While agriculture and industrialization have taken a backseat on the cadre of economic drivers, informal services have picked up the slack but is that enough to keep Kenya’s economy afloat? Remember the Kenya Vision 2030 as initiated by former president, Mwai Kibaki, in 2008? The plan to drive Kenya towards a globally competitive and prosperous nation can come through if the country is and remains committed to saving more money (both the citizens and the government) in order to ensure shared prosperity.
Last year, the Kenyan treasury introduced a new government bond called M-Akiba, for mobile money users. At the time of the launch, the CEO of Rich Management, Aly Khan Satchu, called the idea revolutionary. “It is very grassroots-oriented and financially inclusive. It is a perfect example of democratizing the markets,” he said. The Cabinet Secretary for National Treasury, Henry Rotich, said the move was a way of enabling the government raise money. “Obviously our strategy is to get cheap sources of funds so we’re looking at all answers for funding.”
The World Bank also proposes employment of the Kenyan youth as a way of growing the economy. The CEM report states that the number of unemployed surpass the number of jobs available. “Kenya’s labor market entrants for the next 15 years have already been born and getting them employed will require much faster job creation than in the past. Kenya’s working-age population is projected to be 39.2 million in 2030, from the current 25.5 million in 2015,” the report states.
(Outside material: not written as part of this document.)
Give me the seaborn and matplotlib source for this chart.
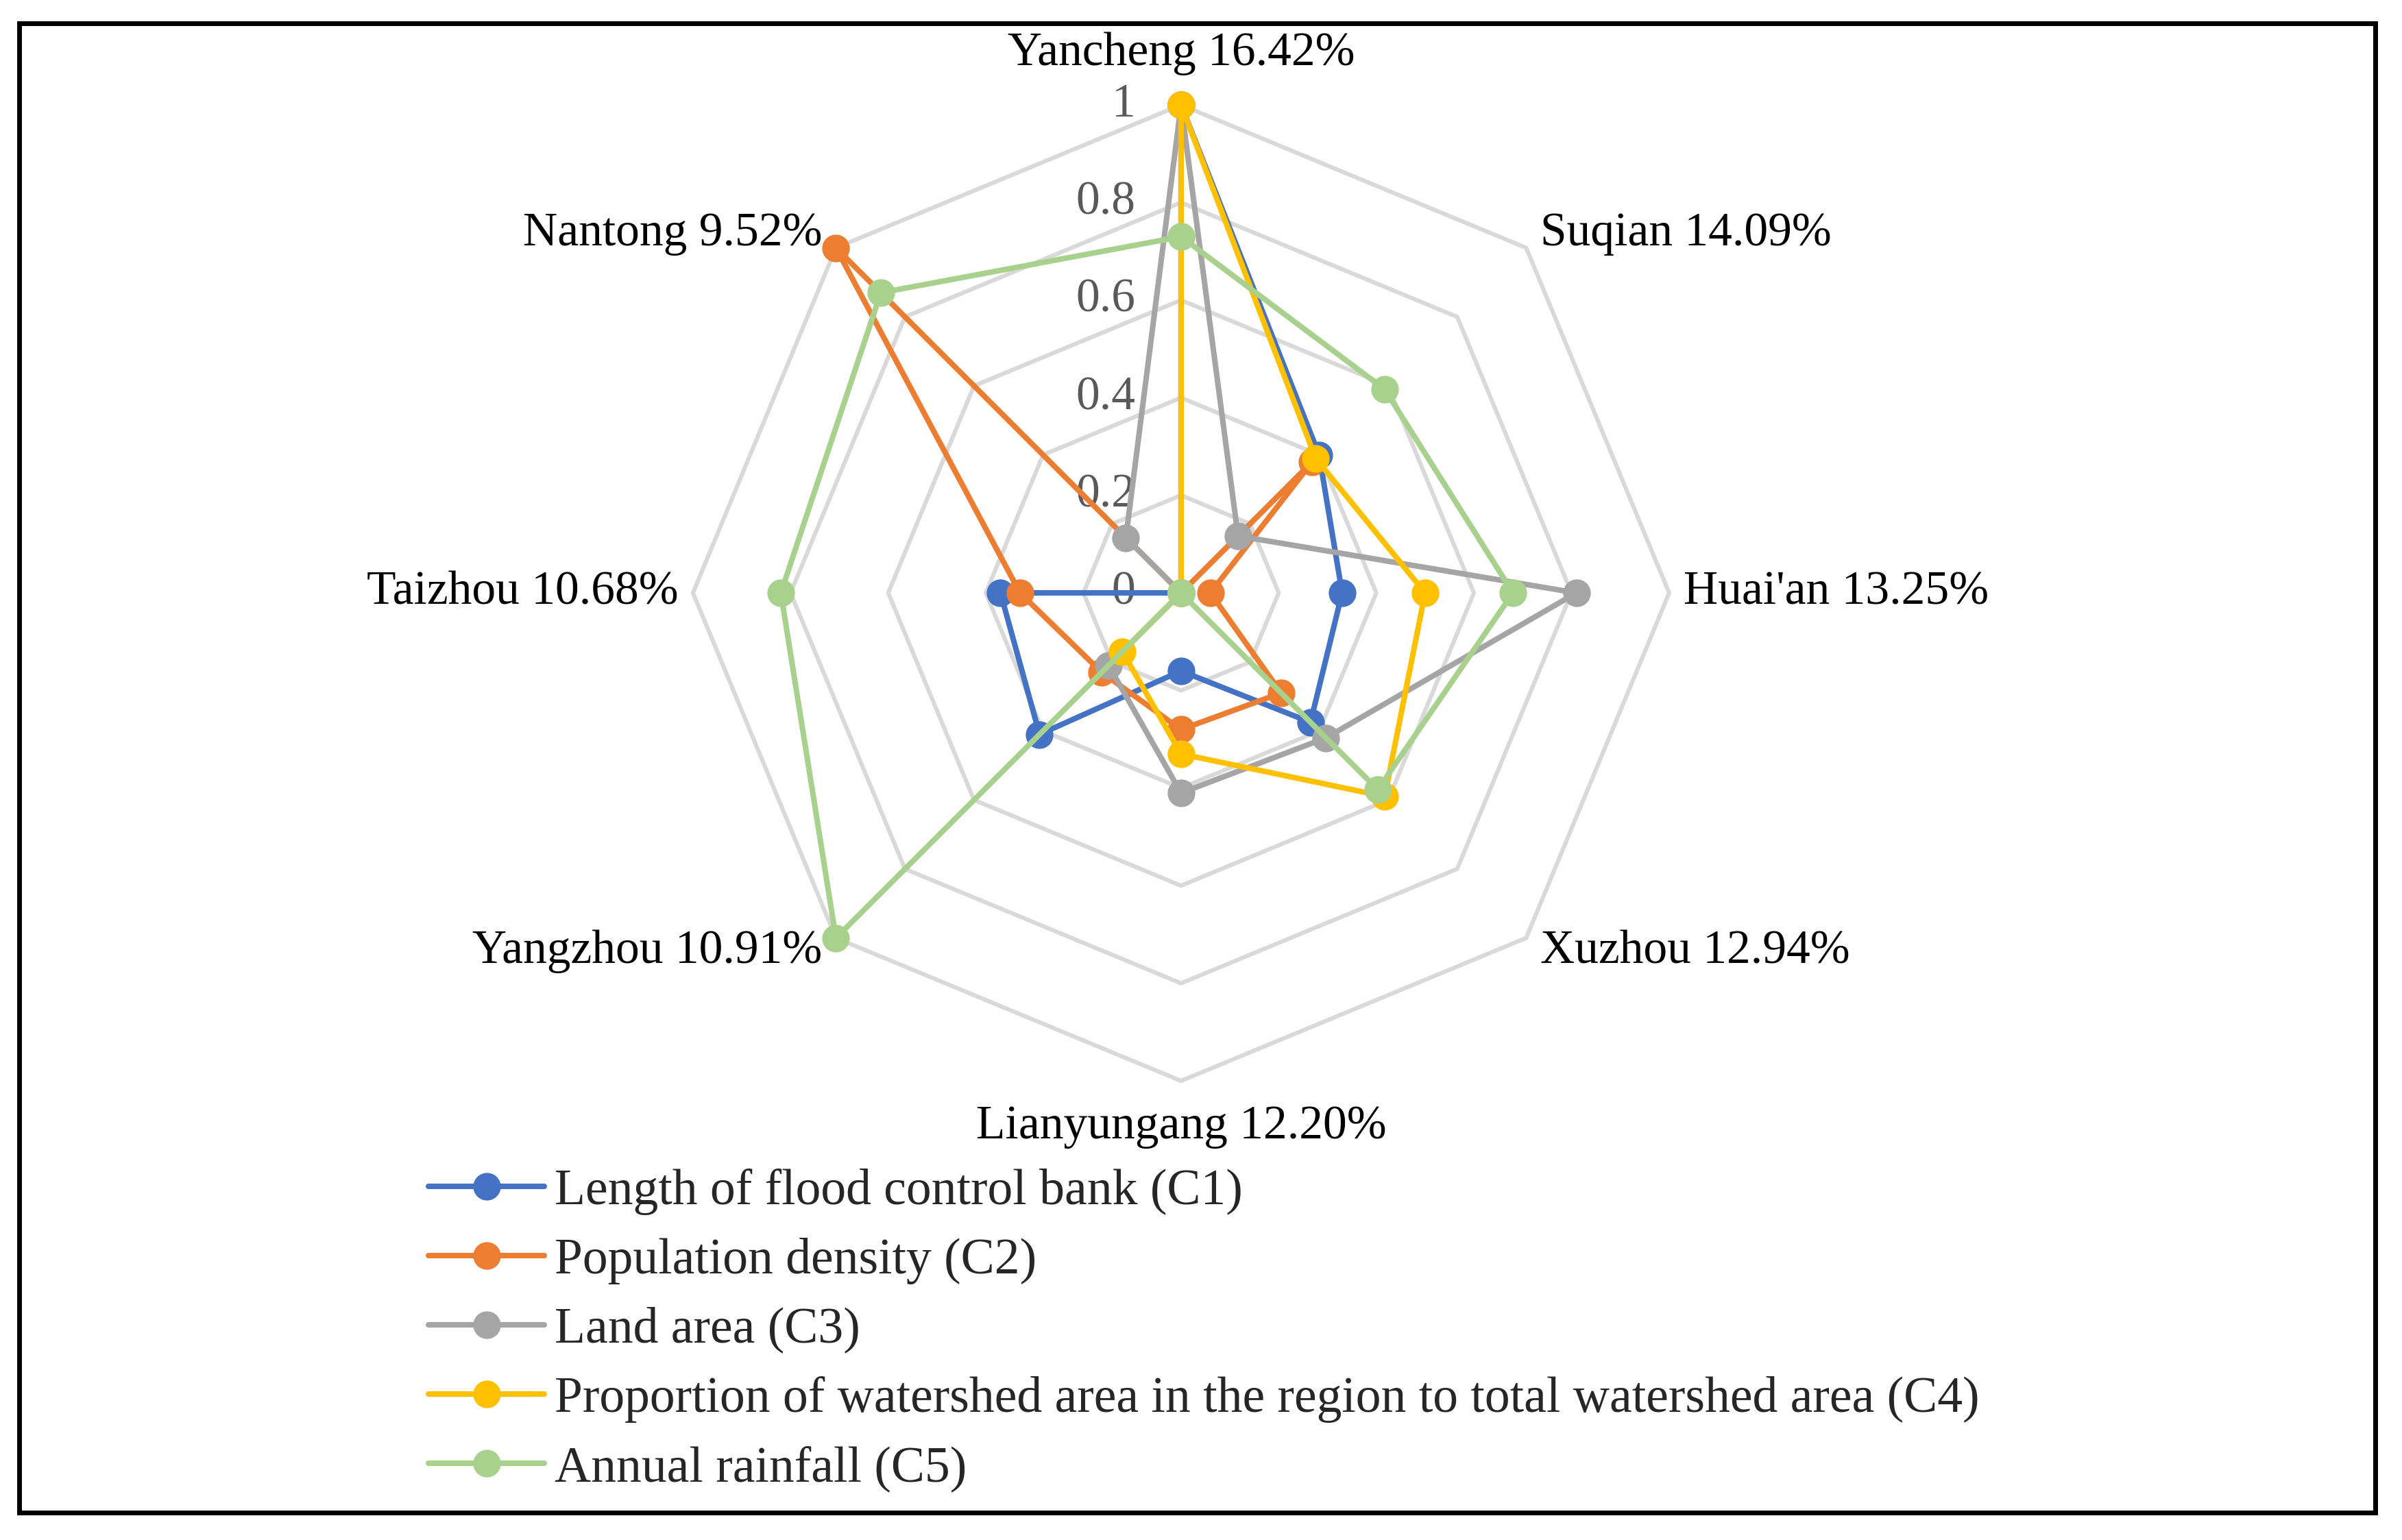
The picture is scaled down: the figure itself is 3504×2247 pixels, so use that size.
import numpy as np
import pandas as pd
import matplotlib
matplotlib.use("Agg")
import matplotlib.pyplot as plt
from matplotlib.patches import Rectangle
import seaborn as sns

# --- DATA ---
cities = ["Yancheng 16.42%", "Suqian 14.09%", "Huai'an 13.25%", "Xuzhou 12.94%",
          "Lianyungang 12.20%", "Yangzhou 10.91%", "Taizhou 10.68%", "Nantong 9.52%"]
series_names = ["Length of flood control bank (C1)",
                "Population density (C2)",
                "Land area (C3)",
                "Proportion of watershed area in the region to total watershed area (C4)",
                "Annual rainfall (C5)"]
c1 = [1.00, 0.40, 0.33, 0.375, 0.16, 0.41, 0.37, 0.00]
c2 = [0.00, 0.38, 0.06, 0.29, 0.28, 0.23, 0.33, 1.00]
c3 = [1.00, 0.165, 0.81, 0.42, 0.41, 0.21, 0.00, 0.16]
c4 = [1.00, 0.39, 0.50, 0.59, 0.33, 0.17, 0.00, 0.00]
c5 = [0.73, 0.59, 0.68, 0.57, 0.00, 1.00, 0.82, 0.87]
ring_ticks = [0, 0.2, 0.4, 0.6, 0.8, 1.0]
tick_labels = ["0", "0.2", "0.4", "0.6", "0.8", "1"]
colors = ["#4472C4", "#ED7D31", "#A5A5A5", "#FFC000", "#A9D18E"]

sns.set_theme(style="white")
plt.rcParams['font.family'] = ['Liberation Serif', 'DejaVu Serif']

n = len(cities)
angles = np.linspace(0, 2 * np.pi, n, endpoint=False)
angles_closed = np.append(angles, 2 * np.pi)

fig = plt.figure(figsize=(17.52, 11.235), dpi=200)
ax = fig.add_axes([0.4917 - 0.2032, 0.615 - 0.317, 0.4064, 0.634], projection='polar')
ax.set_theta_zero_location('N')
ax.set_theta_direction(-1)
ax.set_ylim(0, 1)
ax.grid(False)
ax.spines['polar'].set_visible(False)
ax.set_xticks([])
ax.set_yticks([])
ax.set_facecolor('none')

# polygon rings (no spokes, like the Excel radar)
for r in ring_ticks[1:]:
    ax.plot(angles_closed, [r] * (n + 1), color='#D9D9D9', lw=2.2, zorder=1, clip_on=False)

# radial tick labels
for r, lab in zip(ring_ticks, tick_labels):
    ax.annotate(lab, xy=(0, r), xytext=(-24, 0), textcoords='offset points',
                ha='right', va='center', fontsize=25, color='#595959', zorder=2,
                annotation_clip=False)

# series
for name, vals, col in zip(series_names, [c1, c2, c3, c4, c5], colors):
    df = pd.DataFrame({'theta': angles_closed, 'value': list(vals) + [vals[0]]})
    sns.lineplot(data=df, x='theta', y='value', ax=ax, color=col, lw=2.9,
                 marker='o', markersize=14.5, markeredgewidth=0, sort=False,
                 estimator=None, label=name, legend=False, clip_on=False, zorder=3)
ax.set_xlabel('')
ax.set_ylabel('')

# category labels
label_pos = [(1.06, 'center', 'bottom'), (1.04, 'left', 'center'), (1.03, 'left', 'center'),
             (1.04, 'left', 'center'), (1.05, 'center', 'top'), (1.04, 'right', 'center'),
             (1.03, 'right', 'center'), (1.04, 'right', 'center')]
for ang, city, (r, ha, va) in zip(angles, cities, label_pos):
    ax.text(ang, r, city, ha=ha, va=va, fontsize=25, color='black')

handles, labels = ax.get_legend_handles_labels()
fig.legend(handles, labels, loc='upper left', bbox_to_anchor=(0.1784, 0.2414),
           frameon=False, fontsize=26.5, handlelength=2.3, handletextpad=0.2,
           labelspacing=0.45, borderaxespad=0, borderpad=0)

fig.patches.append(Rectangle((0.008, 0.018), 0.981, 0.967, transform=fig.transFigure,
                             fill=False, edgecolor='black', lw=2.5))

fig.savefig('out.png', dpi=200)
The CEM report also suggests that policy reform which can aid economic growth will also be welcome if Kenya wants to surpass their current prosperity level. It also referred to natural resources as a prime aspect of growing the economy. “Resource extraction will make a direct contribution to economic output, but more importantly, it will generate fiscal resources that could be used to raise public investment, human capital, and productivity in the non-resource sectors of the economy,” the report stated.